Theodore’s life is destroyed by the loss of his mother and as he tumbles down the rabbit hole of loss and grief, the painting he has taken is the one thing that gives him a reason to live. The calmness he feels when he holds the painting gets him through his worst times.
The book is a study on how we create family when its taken from you. First Theodore lands at the Barbours, a wealthy, deeply eccentric family of his friend Andy. When his less than perfect father and his girlfriend come to claim him, off he goes to Las Vegas where he is left mostly to his own devices while his father and his girlfriend gamble to earn their living.
One of the parts of the book I love the most is when he meets Boris, a young boy his age whose mother is also dead and whose father is a violent, crazy, Ukrainian drunk who works in mines all over the world. The two boys spend their days playing truant, drinking, doing drugs and embarking on a life of petty crime.

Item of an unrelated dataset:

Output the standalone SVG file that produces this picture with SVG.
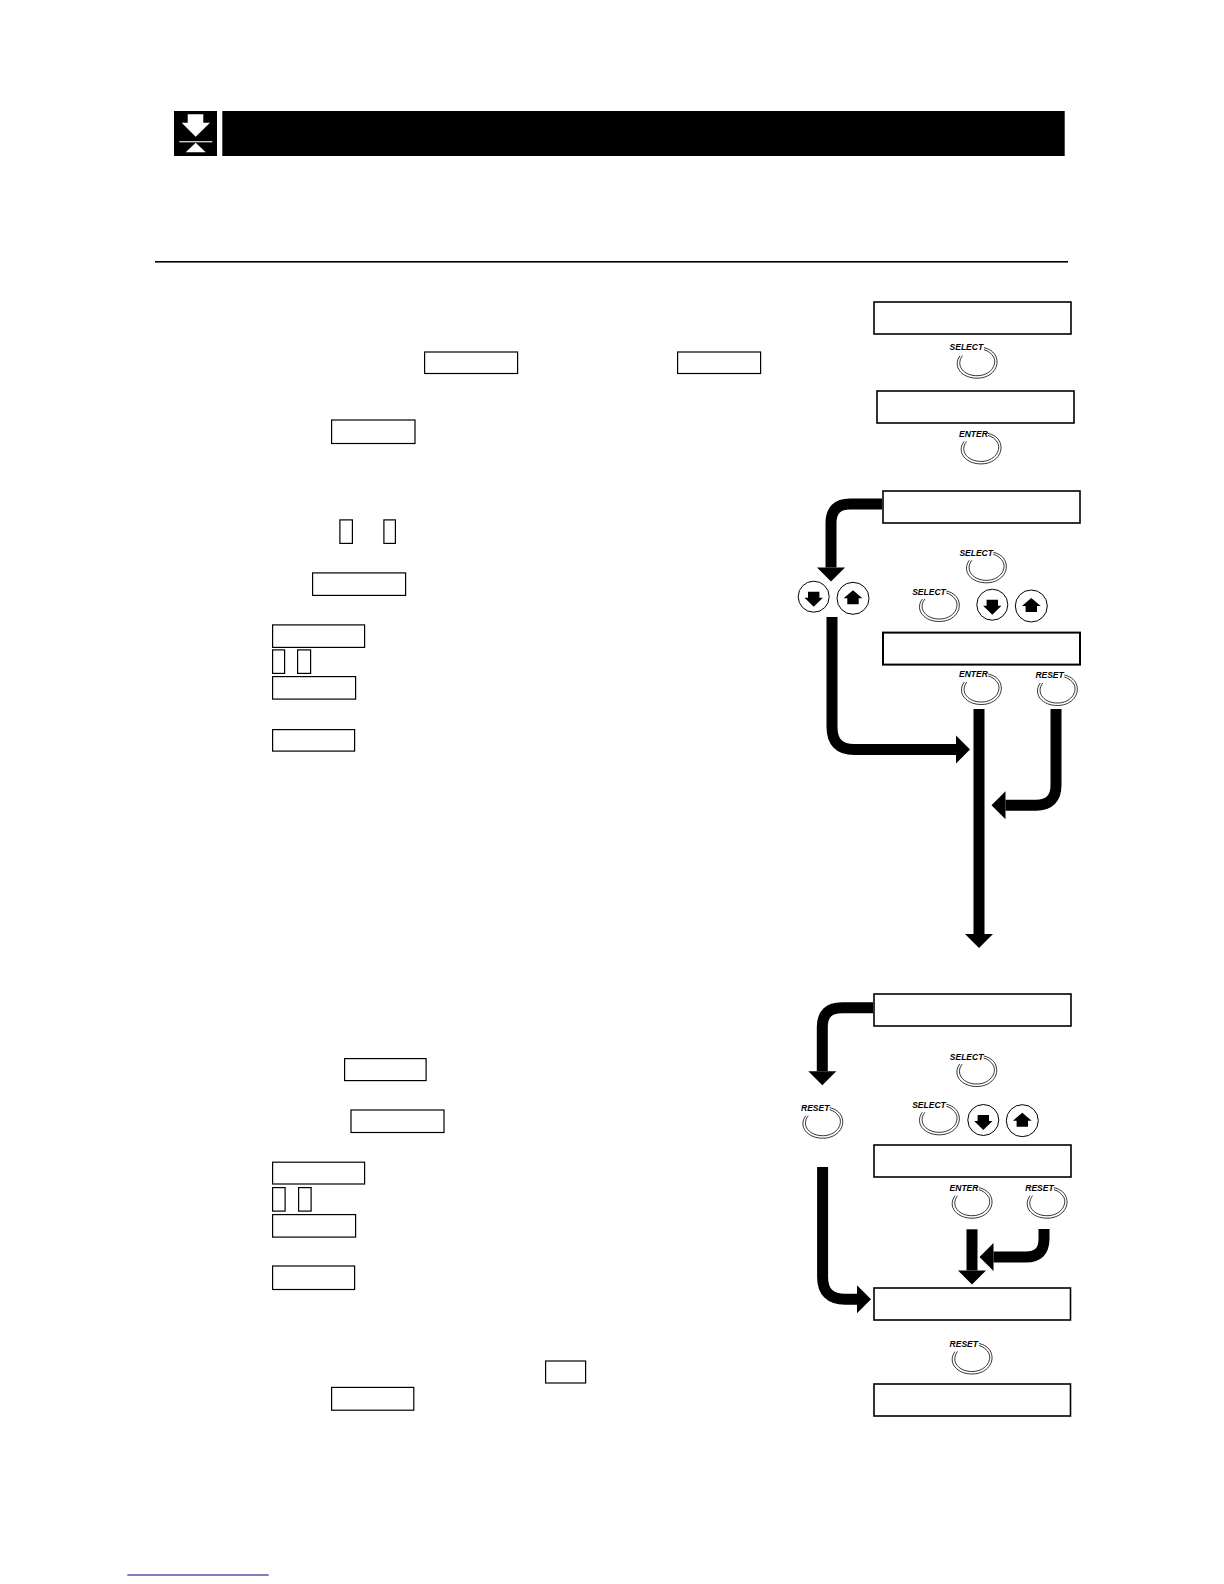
<svg xmlns="http://www.w3.org/2000/svg" xmlns:xlink="http://www.w3.org/1999/xlink" width="1224" height="1584" viewBox="0 0 1224 1584">
<style>
.box{fill:#fff;stroke:#000;stroke-width:1.6}
.ref{fill:#fff;stroke:#000;stroke-width:1.2}
.wire{fill:none;stroke:#000;stroke-width:11;marker-end:url(#head)}
.lbl{font-family:"Liberation Sans",Arial,sans-serif;font-size:8.5px;font-weight:bold;font-style:italic;fill:#000}
.arc{fill:none;stroke:#000;stroke-width:.8}
.circ{fill:#fff;stroke:#000;stroke-width:1}
</style>
<defs>
<marker id="head" markerUnits="userSpaceOnUse" markerWidth="14" markerHeight="28" refX="0" refY="14" orient="auto" overflow="visible"><path d="M0,0L14,14L0,28Z" fill="#000"/></marker>
<g id="press"><path class="arc" d="M-17,-7C-25,4 -15,16 1,15.5C15,15 23,4 19,-6C17,-11 12,-14 7,-15"/><path class="arc" d="M-14.5,-7C-22,3 -13,13.5 1,13C13,12.5 20,3 17,-5C15,-9 11,-12 7,-13"/></g>
<g id="down"><circle class="circ" r="15.5"/><path d="M-5.7,-5H5.7V1H9.2L0,10L-9.2,1H-5.7Z"/></g>
<g id="up"><circle class="circ" r="16"/><path d="M0,-8L9.4,0H5.7V6H-5.7V0H-9.4Z"/></g>
</defs>
<rect width="1224" height="1584" fill="#fff"/>
<g id="header">
<rect x="174" y="111" width="43" height="45" fill="#000"/>
<path d="M187.7,114.3H203.3V122.7H210L195.7,136.7L181.7,122.7H187.7Z" fill="#fff"/>
<rect x="179.3" y="141.2" width="33" height="1.1" fill="#fff"/>
<path d="M195.7,142.7L205.7,152.3H185.7Z" fill="#fff"/>
<rect x="222.3" y="111" width="842.4" height="45" fill="#000"/>
</g>
<rect id="rule" x="155" y="261" width="913" height="1.6" fill="#000"/>
<g id="text-refs">
<rect class="ref" x="424.6" y="352" width="93" height="21.5"/>
<rect class="ref" x="677.6" y="352" width="83" height="21.5"/>
<rect class="ref" x="331.6" y="420" width="83.4" height="23.5"/>
<rect class="ref" x="339.9" y="519.9" width="12.5" height="23.5"/>
<rect class="ref" x="383.9" y="519.9" width="11.5" height="23.5"/>
<rect class="ref" x="312.6" y="572.9" width="93" height="22.5"/>
<rect class="ref" x="272.6" y="624.9" width="92" height="22.5"/>
<rect class="ref" x="272.6" y="649.9" width="12" height="23.5"/>
<rect class="ref" x="297.6" y="649.9" width="13" height="23.5"/>
<rect class="ref" x="272.6" y="676.6" width="83" height="22.5"/>
<rect class="ref" x="272.6" y="729.6" width="82" height="21.5"/>
<rect class="ref" x="344.6" y="1058.6" width="81.5" height="22"/>
<rect class="ref" x="351" y="1110" width="93" height="22.5"/>
<rect class="ref" x="272.6" y="1162.2" width="92" height="21.8"/>
<rect class="ref" x="272.6" y="1187.6" width="12.5" height="23.5"/>
<rect class="ref" x="298.6" y="1187.6" width="12.5" height="23.5"/>
<rect class="ref" x="272.6" y="1214.6" width="83" height="22.5"/>
<rect class="ref" x="272.6" y="1266" width="82" height="23.5"/>
<rect class="ref" x="545.6" y="1361" width="40" height="22"/>
<rect class="ref" x="331.6" y="1387.4" width="82.2" height="22.8"/>
</g>
<g id="connectors">
<path class="wire" d="M882,504H850Q831,504 831,523V567.5"/>
<path class="wire" d="M832,617V727Q832,749.5 854,749.5H956"/>
<path class="wire" d="M979,709V934"/>
<path class="wire" d="M1056,709V785Q1056,805.3 1036,805.3H1005.5"/>
<path class="wire" d="M873,1007.7H842Q822.3,1007.7 822.3,1027V1071.3"/>
<path class="wire" d="M822.6,1167V1277Q822.6,1299.3 845,1299.3H857"/>
<path class="wire" d="M972,1229.3V1270.5"/>
<path class="wire" d="M1044,1229V1239Q1044,1257 1026,1257H993.5"/>
</g>
<g id="display-1"><rect class="box" x="874" y="302" width="197" height="32"/></g>
<g id="display-2"><rect class="box" x="877" y="391" width="197" height="32"/></g>
<g id="display-3"><rect class="box" x="883" y="491" width="197" height="32"/></g>
<g id="display-4"><rect class="box" style="stroke-width:2" x="883" y="632.6" width="197" height="32"/></g>
<g id="display-5"><rect class="box" x="874" y="994" width="197" height="32"/></g>
<g id="display-6"><rect class="box" x="874" y="1145" width="197" height="32"/></g>
<g id="display-7"><rect class="box" x="874" y="1288" width="196.5" height="32"/></g>
<g id="display-8"><rect class="box" x="874" y="1384" width="196.5" height="32"/></g>
<g id="btn-select-1"><use xlink:href="#press" href="#press" x="977" y="362.7"/><text class="lbl" x="949.6" y="350">SELECT</text></g>
<g id="btn-enter-1"><use xlink:href="#press" href="#press" x="981" y="448.4"/><text class="lbl" x="959" y="437">ENTER</text></g>
<g id="btn-select-2"><use xlink:href="#press" href="#press" x="986.3" y="567.3"/><text class="lbl" x="959.4" y="556.3">SELECT</text></g>
<g id="btn-select-3"><use xlink:href="#press" href="#press" x="939.3" y="606"/><text class="lbl" x="912.2" y="594.7">SELECT</text></g>
<g id="btn-down-1"><use xlink:href="#down" href="#down" x="813.7" y="596.7"/></g>
<g id="btn-up-1"><use xlink:href="#up" href="#up" x="853" y="598.3"/></g>
<g id="btn-down-2"><use xlink:href="#down" href="#down" x="992.3" y="604.7"/></g>
<g id="btn-up-2"><use xlink:href="#up" href="#up" x="1031.3" y="606"/></g>
<g id="btn-enter-2"><use xlink:href="#press" href="#press" x="981.3" y="689"/><text class="lbl" x="959" y="676.7">ENTER</text></g>
<g id="btn-reset-1"><use xlink:href="#press" href="#press" x="1057.3" y="690"/><text class="lbl" x="1035.4" y="677.6">RESET</text></g>
<g id="btn-select-4"><use xlink:href="#press" href="#press" x="976.7" y="1071"/><text class="lbl" x="949.8" y="1060">SELECT</text></g>
<g id="btn-reset-2"><use xlink:href="#press" href="#press" x="822.7" y="1122.7"/><text class="lbl" x="801" y="1111.3">RESET</text></g>
<g id="btn-select-5"><use xlink:href="#press" href="#press" x="939.3" y="1119.3"/><text class="lbl" x="912.2" y="1108">SELECT</text></g>
<g id="btn-down-3"><use xlink:href="#down" href="#down" x="983.3" y="1120"/></g>
<g id="btn-up-3"><use xlink:href="#up" href="#up" x="1022.3" y="1120.7"/></g>
<g id="btn-enter-3"><use xlink:href="#press" href="#press" x="972" y="1202.7"/><text class="lbl" x="949.6" y="1191.3">ENTER</text></g>
<g id="btn-reset-3"><use xlink:href="#press" href="#press" x="1047" y="1202.7"/><text class="lbl" x="1025.3" y="1191.3">RESET</text></g>
<g id="btn-reset-4"><use xlink:href="#press" href="#press" x="972" y="1358.5"/><text class="lbl" x="949.6" y="1347">RESET</text></g>
<rect id="footer-rule" x="127.3" y="1574.5" width="141.4" height="1" fill="#000080"/>
</svg>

Tartt captures the authenticity of adolescent friendship that feels real and funny and sad at the same time.
The boys eventually separate when Theo heads back to New York but it’s the unlikely ups and downs of this friendship that drives the second half of the book. The painting goes missing and the two re-unite to find it.
In between, of course, there is so much more. Theo finds a home with Hobie, the partner of Welty, and learns the world of antiques. None of the friendship and safety offered by Hobie stops Theo’s descent into addiction and criminal wrong-doing. Ultimately he has to decide if he’s going to live or die and in the end, like the life of the goldfinch, he has to make peace with his lot in life.
I loved he book but thought it was too long in sections. My husband read the book and said the word I fear most “Shantaram” a book he detested for its long-windedness. I would agree that this book could have used a good edit. Still, it was a great world to be a part of and I loved how art was upheld as a necessary outcome and reflection of the human experience.